Except the house in front of her looked nothing like the warm cozy home she’d enjoyed so much as a child. The isolation she thought she longed for felt oppressive on this dark stormy night. And the rain, the God awful rain was dampening more than just her flimsy jacket.

Miranda laughed suddenly, realizing the irony of a “weather girl” letting a storm get her down. Rufus jumped into her lap at the sound, putting his front paws on her chest. The pup searched her face.

“Yes,” she told him. “I know that was crazy. But do you realize this means we can’t stay here tonight?”

Rufus barked, two short yaps, and hopped back into the passenger seat, tail wagging.

There was no motel in Greenville, not unless a lot had changed for the better in the past fifteen years. Riverside, however, while further away, was right on the interstate, and now that summer was over, was bound to have a room available somewhere. Miranda dug for her phone in the glove compartment and turned it on.

No bars. She held the phone out in front of her, up by the ceiling, off at her side, but she knew it was hopeless. She’d gotten so used to city living it hadn’t even occurred to her she wouldn’t be able to use her cell phone this far out in the country. Being in the valley of a glacial moraine probably didn’t make the reception any easier, either.

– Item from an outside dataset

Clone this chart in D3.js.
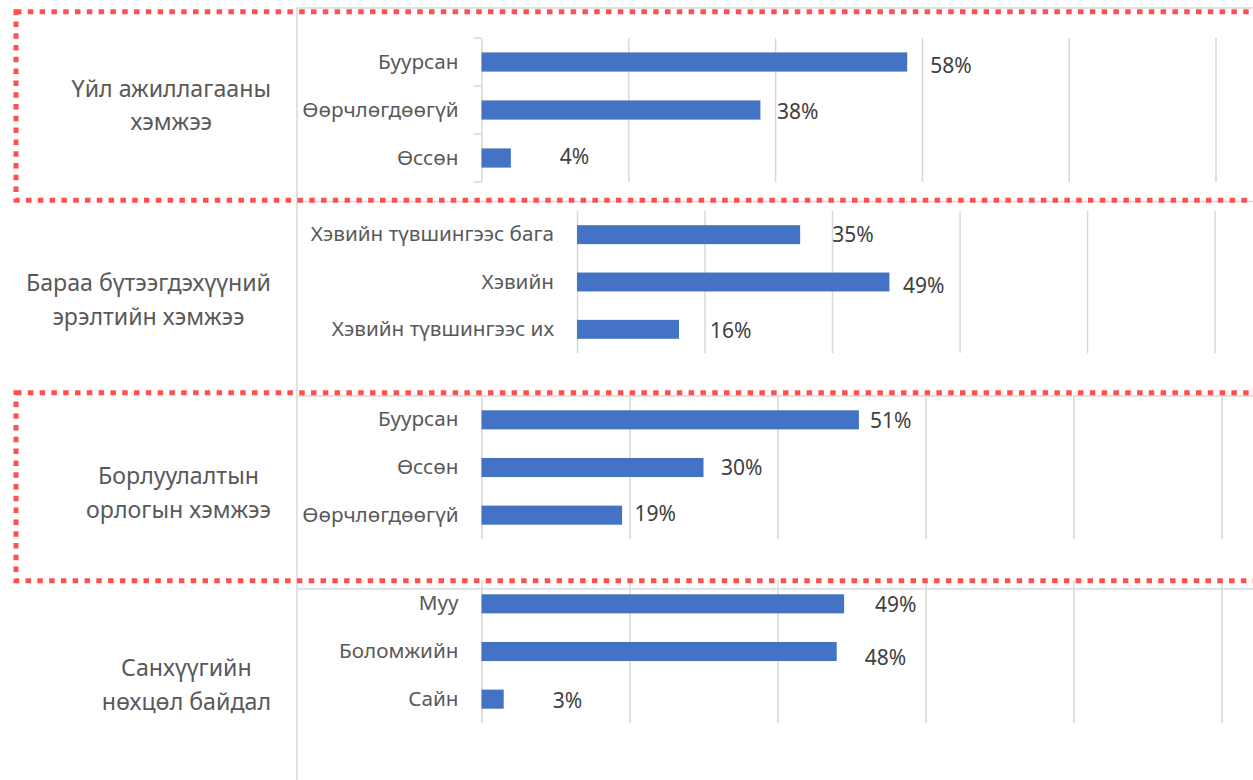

So, there was no way to make a motel reservation or call the custodian for help. What was his name again? Harlan something. Harlan Hunter, that was it. She even had his number programmed into the phone. A lot of good that did.

Her options then were to drive the twenty file miles to Riverside on unfamiliar roads hoping to find a room for the night, suck it up and go back into the cold, dark farmhouse, or— Miranda peered out at the storm. Though the rain fell steadily, there had been no thunder or lightening. There were no tall trees close enough to squash the car if blown over in the wind. There was nothing on the property to tempt a trespasser even if he hadn’t been put off by the torrential rain.

She could spend the night in the back seat. Surely that had to be better than staying in the cold, unfamiliar house with its gaping dark doorways and shadows lurking in every corner. Her flashlight had fresh batteries plus an extra set in the glove compartment. Rufus would be more than willing to share the comforter that served as his bed and she could run the heater periodically if it got too cold. She would be perfectly comfortable and safe for one night. She had, after all, trained in martial arts for self-defense. And for extra added protection…

Miranda rummaged in her bag. In the very bottom, her hands closed around the butt of a .38 revolver and pulled it out. Opening the chamber, she loaded it and clicked it closed again, making sure the safety was on. She and her father hadn’t spent much time together before he died—he’d been too busy with his career. But they had enjoyed the hobby of target shooting together and the weapon she held had been kept for both sentimental and practical reasons when she’d gone through the things he left behind. Knowing she was a fair marksman would hopefully give her the security she needed to get at least a few hours of sleep before dawn.